Adalberto da Silva Retto Júnior: A biografia, em geral, foi colocada á sombra da historiografia idealista, marxista e da “nova história” quantitativa. Em seu recente ensaio apresentado no Brasil (2002), intitulado “Os arquitetos e a história da cidade: a contribuição italiana”, o Sr. afirma porém que na Itália contemporânea, se desenvolvem dois filões que assumem relevo: as monografias ilustradas, mas também as pesquisas de história local. Carlo Olmo, ao contrário, em “Hipóteses e contradições de uma nova história da arquitetura e da cidade industrial” (1980), dizia que “A distância que separa história urbana e história da arquitetura é, teoricamente menor na Inglaterra que na Itália” e que esta tradição historiográfica de estudos quantitativos no setor da construção (Inglaterra) ajuda a explicar dois fenômenos, aparentemente contraditórios, que distinguem hoje a história urbana inglesa: o aumento de estudos da história local e o interesse por modelos matemáticos, aplicada aos estudos da história econômica.” E reforça que “A historiografia urbana mais em crise e portanto certamente mais interessante é hoje a anglo-saxônica pelos interesses e relações que articula a formação de uma teoria do crescimento urbano e a definição de instrumentos formais de análise quantitativa, a riqueza de trabalhos setoriais, o interesse da demografia histórica, como da história econômica para a organização do território”. Quais são as razões desta particularidade italiana?

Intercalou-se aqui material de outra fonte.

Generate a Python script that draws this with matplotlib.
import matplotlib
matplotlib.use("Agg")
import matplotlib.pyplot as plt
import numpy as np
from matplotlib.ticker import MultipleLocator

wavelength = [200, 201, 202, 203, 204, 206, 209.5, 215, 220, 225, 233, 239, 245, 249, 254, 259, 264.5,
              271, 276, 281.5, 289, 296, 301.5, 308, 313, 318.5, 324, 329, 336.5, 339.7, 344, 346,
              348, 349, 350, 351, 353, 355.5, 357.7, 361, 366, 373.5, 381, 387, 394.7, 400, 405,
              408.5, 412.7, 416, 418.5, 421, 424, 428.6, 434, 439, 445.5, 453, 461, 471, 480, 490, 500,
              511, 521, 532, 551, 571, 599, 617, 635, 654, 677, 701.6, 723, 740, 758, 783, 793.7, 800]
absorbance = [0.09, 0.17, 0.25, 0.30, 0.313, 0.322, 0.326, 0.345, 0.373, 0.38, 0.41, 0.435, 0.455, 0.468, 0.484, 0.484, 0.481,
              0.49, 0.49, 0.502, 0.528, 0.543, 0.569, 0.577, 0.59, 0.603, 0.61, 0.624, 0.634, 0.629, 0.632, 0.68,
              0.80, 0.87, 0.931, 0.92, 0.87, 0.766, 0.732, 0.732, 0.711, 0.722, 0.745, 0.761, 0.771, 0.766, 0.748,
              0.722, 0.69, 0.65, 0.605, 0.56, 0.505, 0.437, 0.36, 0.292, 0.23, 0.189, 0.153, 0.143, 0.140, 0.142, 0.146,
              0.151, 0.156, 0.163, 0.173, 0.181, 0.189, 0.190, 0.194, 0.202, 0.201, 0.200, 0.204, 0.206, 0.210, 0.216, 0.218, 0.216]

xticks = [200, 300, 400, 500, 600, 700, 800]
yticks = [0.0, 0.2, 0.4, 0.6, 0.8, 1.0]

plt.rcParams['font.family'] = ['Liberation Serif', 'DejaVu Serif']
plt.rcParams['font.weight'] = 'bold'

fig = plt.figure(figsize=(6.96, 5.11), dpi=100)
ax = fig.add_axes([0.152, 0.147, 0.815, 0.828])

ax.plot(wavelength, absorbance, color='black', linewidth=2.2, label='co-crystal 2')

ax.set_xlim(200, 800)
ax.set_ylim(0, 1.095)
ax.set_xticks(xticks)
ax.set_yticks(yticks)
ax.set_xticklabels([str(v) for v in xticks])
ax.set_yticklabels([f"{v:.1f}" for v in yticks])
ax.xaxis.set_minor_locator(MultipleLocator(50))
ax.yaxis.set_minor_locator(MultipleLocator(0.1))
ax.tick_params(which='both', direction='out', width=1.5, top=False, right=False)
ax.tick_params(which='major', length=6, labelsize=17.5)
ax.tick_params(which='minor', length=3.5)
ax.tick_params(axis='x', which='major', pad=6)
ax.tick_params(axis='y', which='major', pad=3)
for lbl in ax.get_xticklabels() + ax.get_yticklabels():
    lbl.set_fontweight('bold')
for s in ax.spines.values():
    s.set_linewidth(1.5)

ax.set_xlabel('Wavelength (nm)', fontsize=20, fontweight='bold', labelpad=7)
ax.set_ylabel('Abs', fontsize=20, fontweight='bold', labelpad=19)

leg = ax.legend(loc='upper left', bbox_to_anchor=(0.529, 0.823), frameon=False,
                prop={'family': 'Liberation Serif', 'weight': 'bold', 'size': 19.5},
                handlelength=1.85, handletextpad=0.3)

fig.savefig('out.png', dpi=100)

Guido Zucconi: É verdade que a dimensão da biografia foi colocada oficialmente à sombra da historiografia idealista, marxista e da “nova história” quantitativa: é também verdade que, se percorrermos os catálogos das principais editoras (a começar pela Electa), encontramos uma nítida supremacia do gênero monográfico-biográfico. Isto vale sobretudo para a atualidade, mas também para o século XX e o século XVI, ou mesmo os dois âmbitos principais da pesquisa histórica.
Deste ponto de vista, a historiografia arquitetônica aparece anos luz distante da revolução quantitativa que ao contrário assinalou a historiografia maior: Le Corbusier, Gropius, Mies ou Behrens que ainda de forma imponente dominam o campo, quase como se representassem o equivalente dos reis e dos chefes tão queridos à histoire événémentielle.
Estamos ainda bem distantes de ter enfrentado uma dimensão quantitativa: o problema é depois agravado pelo “dilúvio” construtor que caracterizou a cidade ocidental (e não somente nos últimos dois séculos): quem mediu seriamente em seus aspectos de construção, nos modelos e nos tipos predominantes? Apesar do grande crescimento, continuamos a falar somente dos pontos de excelência: como se quem quisesse escrever uma história da alimentação levasse em consideração somente as receitas dos grandes cozinheiros franceses.
Chegando à segunda pergunta, eu não sei se a anglo-saxônica é a historiografia mais em crise, como afirma Olmo: certamente, além do canal da Mancha, a história urbana parece sic et simpliciter como um ramo da história econômica. Esta sua particularidade a distingue da Europa continental e da Itália em particular (e do Brasil, de acordo com o que eu pude ver no congresso da Bahia).
Num paralelo entre a Itália – resto do mundo, continuamos porém a girar em torno de um mesmo problema que tem várias faces: eu me refiro à fraqueza dos estudos analíticos e das pesquisas de tipo quantitativo que na Itália tiveram modesto desenvolvimento. Eu me lembro que nos dois primeiros anos do século XX, foi derrotada a facção dos urbanistas-estatísticos que então comandava a União dos municípios italianos e que tinha em Turim a sua cidade de referência: a revista Urbanistica, em suas melhores edições, e a obra de Astengo representaram a deixa desta tradição ininterrupta. Não por acaso, tanto uma como outra constituíram vozes dissonantes em um panorama urbanístico dominado pelos princípios piacentinos e giovanonianos: antes pela direita, depois pela esquerda continuavam (e continuam) a ser reafirmadas a supremacia dos problemas da forma e o primado da arquitetura sobre a urbanística (esta última considerada como um caso particular da primeira). Astengo aparecia porém com um “alienado” quando convidava os alunos de seu curso a recolher preliminarmente e sistematicamente dados estatísticos que diziam respeito à área do projeto: este tipo de operação em outros países aparecia descontado, enquanto que no “país da bela arquitetura”, parecia bizarro.
Discordo portanto, quando Olmo avista uma distância entre a história urbana e a história da arquitetura que seria menor na Inglaterra com relação à Itália; ao contrário, enquanto lá os dois campos pertencem a duas corporações bem distintas (respectivamente dos historiadores econômicos e dos historiadores da arte), para nós os dois âmbitos têm em comum especialistas que provêem da mesma fonte, ou seja, da arquitetura.